5月の連載で「プロパティマネジメントからタウンマネジメントに進化」する時が来た、と書いた。

「PMからTMへ」だと。

今後の日本は急激な人口減に見舞われる。東京の世田谷区でさえ、20年後に若い人(20〜34歳)が23%も減ると予想されている。それは、賃貸住宅の稼働率が23%落ちるということと同じだ。我々がいくら管理物件の空室対策に苦心しても、そのエリアそのものが滅んでしまったらどうしようもないのだ。

 

今後、我々は物件単位で考えるのではなく、そのエリア全体のことを考えなければいけない時代になったのではないか。そのエリアを街ごとリノベーションする必要がある。

そのエリアを活性化させ、雇用を作り、子供を産む若い世代が集まってくる人気の街を作る必要がある。「エリア・リノベーション」の時代なのだ。

エリア内の不動産オーナーのみならず、他業種の事業者、また行政とも連携して、街づくりを行う必要がある。

 

さて、私はひょんなことから、沖縄県の宮古島と縁ができた。宮古島の北端に位置する狩俣という集落でvillaを作ることになったのだ。

今年完成し、1日1組限定で、1泊20万円で貸している。300㎡の一戸建てなのだが、目前にビーチがあり、ちょっと他にはないロケーションが売りだ。

▲ 宮古島の「Villa Karimata」

 

そういうわけで狩俣に縁ができたのだが、ここは人口減が激しく、現在600人程の人口だが、若い人がどんどん減ってきている。狩俣小学校は生徒数33人で、このままでは廃校の危機が迫っている。

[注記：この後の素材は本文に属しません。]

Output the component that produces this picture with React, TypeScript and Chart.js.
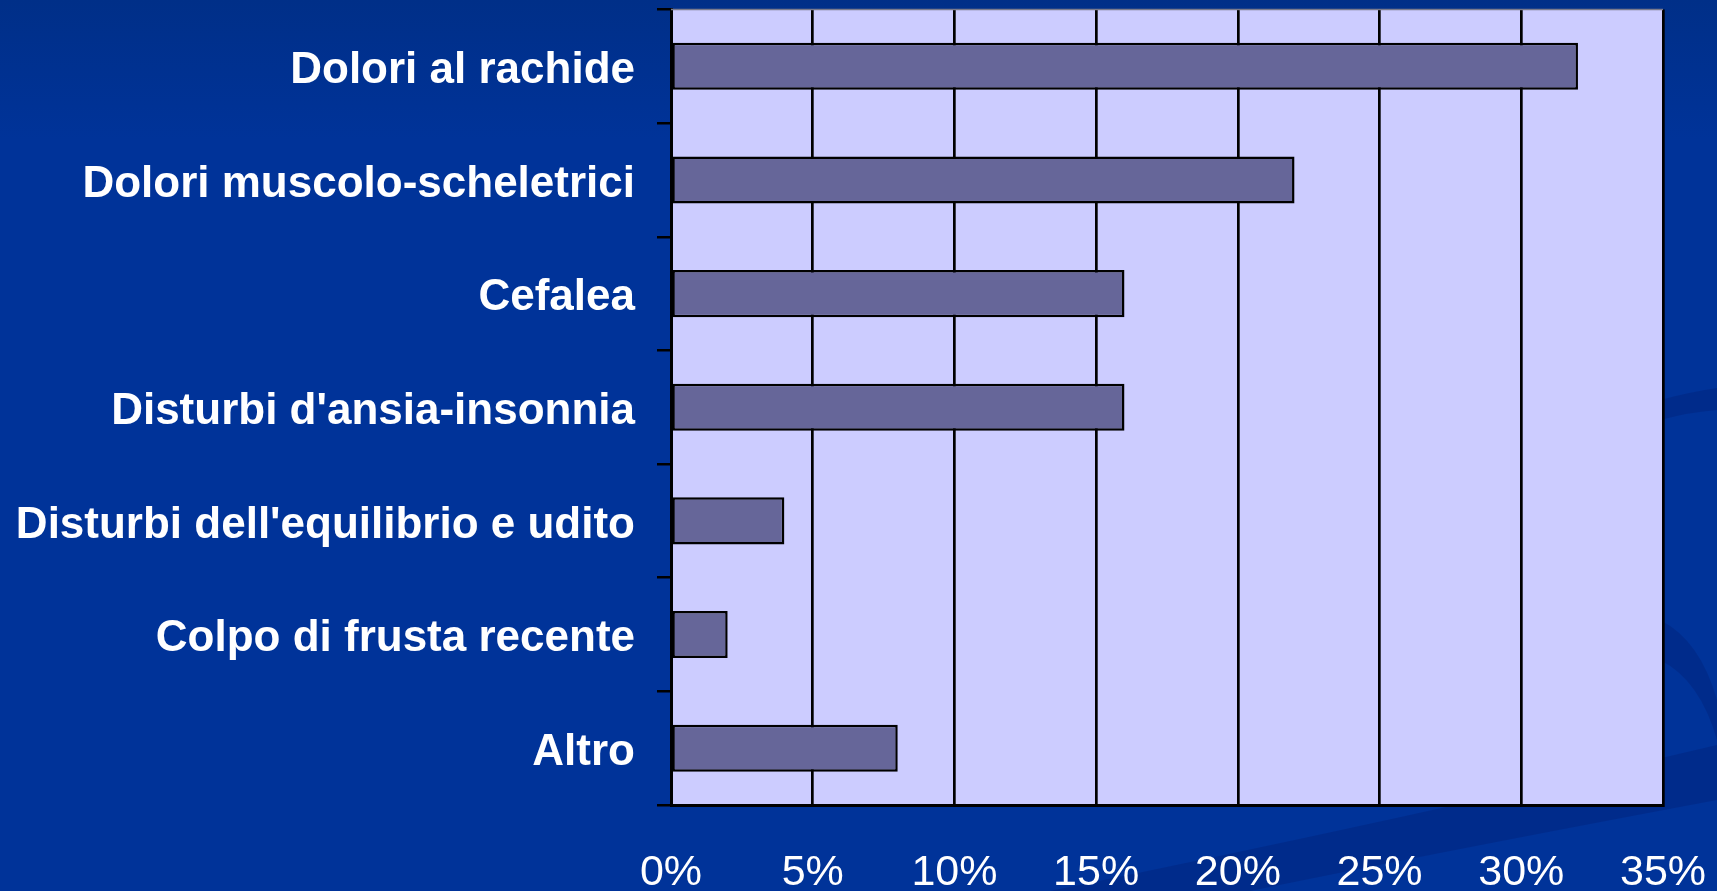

そんななかで、地域住民と親しくなるにつれ、狩俣の活性化、そして宮古島の活性化に思いをはせるようになってしまった。

 

そこで、思いついたのが、冬枯れ対策としての観光コンテンツとして、

「お相撲」文化を宮古島に導入してはどうかということだ。

▲ 宮古島で相撲巡業を企画することに

 

お相撲体験を提供することによって、内地から、また外国人のインバウンドに繋がればいいと思う。この発想の一環として、年末に宮古島で大相撲巡業をすることにした。

そして、その勧進元を引き受けさせてもらうことになった。

 

横綱大関はじめ幕内力士40名全員が宮古に来る。大いに盛り上がることだろう。

賃貸管理会社が南の島で相撲巡業の企画、というとまったくつながりが見えないかもしれないが(笑)、私としては、空室対策の延長線上にこの企画はある。

不動産会社は今後、「地域活性化」というテーマが重要になってくると思っている。